Friday, December 06, 2002

Krugman Weighs In:

This week Al Gore said the obvious. "The media is kind of weird these days on politics," he told The New York Observer, "and there are some major institutional voices that are, truthfully speaking, part and parcel of the Republican Party."

The reaction from most journalists in the "liberal media" was embarrassed silence. I don't quite understand why, but there are some things that you're not supposed to say, precisely because they're so clearly true....

...The "fairness doctrine" forced broadcast media to give comparable representation to opposing points of view. Restrictions on ownership maintained a diversity of voices. And there was a general expectation that major news outlets would stay above the fray, distinguishing clearly between opinion and news reporting. The system didn't always work, but it did set some limits.

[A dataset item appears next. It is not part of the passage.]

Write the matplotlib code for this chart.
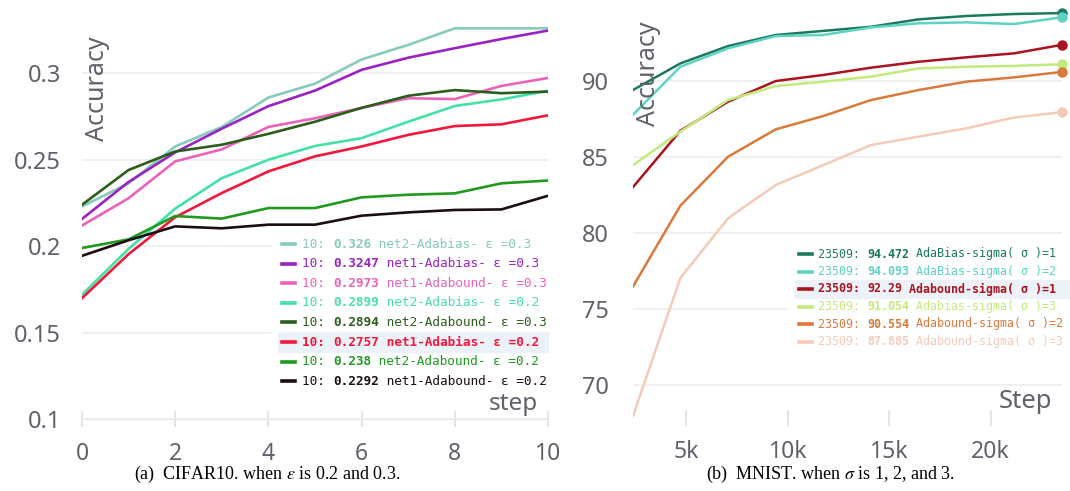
import matplotlib.pyplot as plt
from matplotlib.patches import Rectangle
from matplotlib.lines import Line2D

plt.rcParams['font.family'] = ['Noto Sans', 'DejaVu Sans']

# ---- (a) CIFAR10 data ----
cifar_steps = [0, 1, 2, 3, 4, 5, 6, 7, 8, 9, 10]
net2_adabias_03 = [0.223, 0.2364, 0.2577, 0.269, 0.286, 0.294, 0.308, 0.3164, 0.326, 0.326, 0.326]
net1_adabias_03 = [0.2158, 0.2372, 0.2543, 0.268, 0.281, 0.290, 0.302, 0.309, 0.3145, 0.3198, 0.3247]
net1_adabound_03 = [0.212, 0.2278, 0.2491, 0.256, 0.269, 0.274, 0.280, 0.2856, 0.2851, 0.2927, 0.2973]
net2_adabias_02 = [0.172, 0.1985, 0.2218, 0.2394, 0.250, 0.258, 0.2625, 0.272, 0.2811, 0.2849, 0.2899]
net2_adabound_03 = [0.224, 0.2441, 0.2548, 0.2587, 0.265, 0.272, 0.280, 0.287, 0.2903, 0.2885, 0.2894]
net1_adabias_02 = [0.170, 0.1955, 0.2168, 0.2308, 0.2433, 0.252, 0.2577, 0.2644, 0.2695, 0.2705, 0.2757]
net2_adabound_02 = [0.199, 0.204, 0.2175, 0.216, 0.2221, 0.2221, 0.2283, 0.2298, 0.2306, 0.2364, 0.238]
net1_adabound_02 = [0.1945, 0.2035, 0.2115, 0.2104, 0.2125, 0.2125, 0.2177, 0.2196, 0.221, 0.2213, 0.2292]

cifar_series = [net2_adabias_03, net1_adabias_03, net1_adabound_03, net2_adabias_02,
                net2_adabound_03, net1_adabias_02, net2_adabound_02, net1_adabound_02]
cifar_names = ['net2-Adabias- ε =0.3', 'net1-Adabias- ε =0.3', 'net1-Adabound- ε =0.3',
               'net2-Adabias- ε =0.2', 'net2-Adabound- ε =0.3', 'net1-Adabias- ε =0.2',
               'net2-Adabound- ε =0.2', 'net1-Adabound- ε =0.2']
cifar_final = ['0.326', '0.3247', '0.2973', '0.2899', '0.2894', '0.2757', '0.238', '0.2292']
cifar_colors = ['#86cbbb', '#9a22c2', '#ea62ba', '#45e0a6', '#2c5e1b', '#f2183c', '#1f9a1f', '#1d0c14']
cifar_xticks = [0, 2, 4, 6, 8, 10]
cifar_yticks = [0.1, 0.15, 0.2, 0.25, 0.3]
cifar_yticklabels = ['0.1', '0.15', '0.2', '0.25', '0.3']

# ---- (b) MNIST data ----
mnist_steps = [2351, 4702, 7053, 9404, 11755, 14105, 16456, 18807, 21158, 23509]
adabias_s1 = [89.4, 91.16, 92.3, 93.03, 93.3, 93.57, 94.06, 94.28, 94.41, 94.47]
adabias_s2 = [87.76, 90.94, 92.15, 92.96, 93.03, 93.53, 93.8, 93.86, 93.75, 94.19]
adabound_s1 = [83.0, 86.73, 88.64, 90.0, 90.4, 90.88, 91.27, 91.56, 91.82, 92.38]
adabias_s3 = [84.45, 86.67, 88.75, 89.67, 89.96, 90.29, 90.83, 90.94, 91.0, 91.1]
adabound_s2 = [76.45, 81.8, 85.02, 86.82, 87.7, 88.75, 89.41, 89.96, 90.24, 90.6]
adabound_s3 = [67.9, 77.04, 80.97, 83.16, 84.47, 85.79, 86.34, 86.89, 87.6, 87.95]

mnist_series = [adabias_s1, adabias_s2, adabound_s1, adabias_s3, adabound_s2, adabound_s3]
mnist_names = ['AdaBias-sigma( σ )=1', 'AdaBias-sigma( σ )=2', 'Adabound-sigma( σ )=1',
               'Adabias-sigma( σ )=3', 'Adabound-sigma( σ )=2', 'Adabound-sigma( σ )=3']
mnist_final = ['94.472', '94.093', '92.29', '91.054', '90.554', '87.885']
mnist_colors = ['#1b7a5e', '#5fd3c1', '#a8141f', '#c3ea7c', '#d97a3c', '#f4cbb8']
mnist_xticks = [5000, 10000, 15000, 20000]
mnist_xticklabels = ['5k', '10k', '15k', '20k']
mnist_yticks = [70, 75, 80, 85, 90]

W, H = 1070, 491
gray = '#60616b'


def fx(px):
    return px / W


def fy(py):
    return 1 - py / H


def style(ax, ypad):
    for s in ['top', 'right', 'left']:
        ax.spines[s].set_visible(False)
    ax.spines['bottom'].set_color('#e6e6e6')
    ax.tick_params(axis='x', direction='inout', length=12, width=1.1, color='#dedede',
                   labelsize=16.5, labelcolor=gray, pad=10)
    ax.tick_params(axis='y', length=0, labelsize=17, labelcolor=gray, pad=ypad)
    ax.yaxis.grid(True, color='#ececec', lw=1.1)
    ax.set_axisbelow(True)


def legend(rows, colors, prefix, x_handle, x_text, x_end, y0, dy, fs, hl):
    cw = 0.602 * fs * 100 / 72
    for i, (name, val, c) in enumerate(rows):
        y = y0 + dy * i
        if i == hl:
            fig.add_artist(Rectangle((fx(x_handle - 4), fy(y + dy / 2)), (x_end - x_handle + 4) / W, dy / H,
                                     transform=fig.transFigure, color='#edf1f8', zorder=3))
        fig.add_artist(Line2D([fx(x_handle), fx(x_handle + 13)], [fy(y), fy(y)],
                              transform=fig.transFigure, color=colors[i], lw=2.6, zorder=4))
        w_all = 'bold' if i == hl else 'normal'
        fig.text(fx(x_text), fy(y), prefix, color=colors[i], family='DejaVu Sans Mono',
                 size=fs, va='center', weight=w_all, zorder=4)
        fig.text(fx(x_text + cw * len(prefix)), fy(y), val, color=colors[i],
                 family='DejaVu Sans Mono', size=fs, va='center', weight='bold', zorder=4)
        fig.text(fx(x_text + cw * (len(prefix) + len(val))), fy(y), ' ' + name, color=colors[i],
                 family='DejaVu Sans Mono', size=fs, va='center', weight=w_all, zorder=4)


fig = plt.figure(figsize=(10.7, 4.91), dpi=100)

# left panel
ax1 = fig.add_axes([fx(82), fy(419.3), (548 - 82) / W, (419.3 - 20) / H])
for vals, c in zip(cifar_series, cifar_colors):
    ax1.plot(cifar_steps, vals, color=c, lw=1.9, solid_joinstyle='round')
ax1.set_xlim(0, 10)
ax1.set_ylim(0.1, 0.3308)
ax1.set_xticks(cifar_xticks)
ax1.set_yticks(cifar_yticks)
ax1.set_yticklabels(cifar_yticklabels)
style(ax1, 15)
ax1.add_patch(Rectangle((fx(272), fy(393)), (560 - 272) / W, (393 - 235) / H,
                        transform=fig.transFigure, color='white', zorder=1.5, clip_on=False))

# right panel
ax2 = fig.add_axes([fx(632.7), fy(418), 429 / W, (418 - 2) / H])
for vals, c in zip(mnist_series, mnist_colors):
    ax2.plot(mnist_steps, vals, color=c, lw=1.8, solid_joinstyle='round')
    ax2.plot(mnist_steps[-1], vals[-1], 'o', color=c, ms=6.5, clip_on=False)
ax2.set_xlim(2351, 23509)
ax2.set_ylim(67.83, 95.2)
ax2.set_xticks(mnist_xticks)
ax2.set_xticklabels(mnist_xticklabels)
ax2.set_yticks(mnist_yticks)
style(ax2, 17)
ax2.spines['bottom'].set_visible(False)
ax2.add_patch(Rectangle((fx(787), fy(350)), (W - 787) / W, (350 - 245) / H,
                        transform=fig.transFigure, color='white', zorder=1.5, clip_on=False))

legend(list(zip(cifar_names, cifar_final, cifar_colors)), cifar_colors, '10: ',
       282, 302, 548, 244, 19.6, 9.2, 5)
legend(list(zip(mnist_names, mnist_final, mnist_colors)), mnist_colors, '23509: ',
       799, 818, 1070, 254, 17.5, 8.4, 2)

# axis titles inside plots
fig.text(fx(98), fy(36), 'Accuracy', rotation=90, ha='center', va='top', size=18, color=gray)
fig.text(fx(649), fy(21), 'Accuracy', rotation=90, ha='center', va='top', size=18, color=gray)
fig.text(fx(538), fy(410), 'step', ha='right', va='baseline', size=17.5, color=gray)
fig.text(fx(1052), fy(408), 'Step', ha='right', va='baseline', size=18.5, color=gray)

# captions
fig.text(fx(267), fy(474), r'(a)  CIFAR10. when $\epsilon$ is 0.2 and 0.3.', ha='center',
         va='center', family='Liberation Serif', size=13, math_fontfamily='stix')
fig.text(fx(831), fy(474), r'(b)  MNIST. when $\sigma$ is 1, 2, and 3.', ha='center',
         va='center', family='Liberation Serif', size=13, math_fontfamily='stix')

fig.savefig('out.png', dpi=100)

Over the past 15 years, however, much of that system has been dismantled. The fairness doctrine was abolished in 1987. Restrictions on ownership have been steadily loosened, and it seems likely that next year the Federal Communications Commission will abolish many of the restrictions that remain — quite possibly even allowing major networks to buy each other. And the informal rule against blatantly partisan reporting has also gone away — at least as long as you are partisan in the right direction. There's more, of course, but that's the jist of it.

You know, it kind of makes me wonder. Gore has that supposed low popularity rating, and everybody in the Echo Chamber (a term he uses!) is quick to dismiss him... yet when he says something, it inevitably becomes pretty damned mainstream pretty quick.

Personally, I'd like to see a detailed breakdown of Gore support by political position and demographic; that 15% might start ratcheting up pretty quickly. Of course, it doesn't pay to tick off the media; as Atrios ably pointed out, however, you're probably screwed thanks to the "fair" left and the partisan right no matter what you do.